On Thursday, the columns were removed — at least temporarily.
Crews took down five of the water-damaged columns in order for them to be restored over the next few months by Northwood Historic Restoration in South Buffalo. A sixth column — the most damaged of the bunch — was already removed last summer in order to be analyzed and ensure it and the other columns could be saved.
Site officials hope all the columns will be restored and reinstalled sometime this spring.
“They’re doing a lot to dry out the columns because unfortunately in Buffalo water damage is a pretty pervasive problem and our columns have especially suffered from that,” said Lindsey Visser, the site’s development and communications manager. “It’s a very extensive process and I know they're doing their best to preserve a lot of the historical integrity of the columns.”
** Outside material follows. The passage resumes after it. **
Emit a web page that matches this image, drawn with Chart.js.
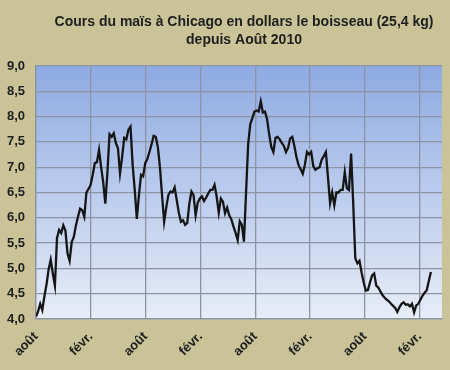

The removal and restoration will cost approximately $350,000, according to Stanton Hudson, the site’s executive director. He added the project is completely funded by the U.S. National Park Service, which owns the building.
Built in 1839 as part of the Buffalo Barracks for the U.S. Army, the building was named a national historic site in 1966 and opened to the public in 1971.
Then-Vice President Roosevelt stayed at the home after McKinley was shot at the Pan-American Exposition in Buffalo on Sept. 6, 1901. The home belonged to Roosevelt’s friend, Ansley Wilcox, at the time.
Once McKinley died from his wounds about a week later, it was decided to hold Roosevelt’s inauguration as president at the home.
The building’s columns have been around for even longer. Site officials believe they’ve been with the building since about 1865.
Visser said it’s strange to see the building without them.
“It’s a bit jarring when you’re going down Delaware because it is kind of an iconic view,” she said. “We’re excited to have them back. ... I definitely think part of the experience is being able to see the house exactly as it was in 1901.”
The building will remain open as usual throughout the restoration. It’s open from 9 a.m. to 5 p.m. on Mondays, Wednesdays, Thursdays and Fridays; 9 a.m. to 8 p.m. on Tuesdays; and noon to 5 p.m. on Saturdays and Sundays.
Tours are given every hour beginning at 9:30 a.m. on weekdays and 12:30 p.m. on weekends.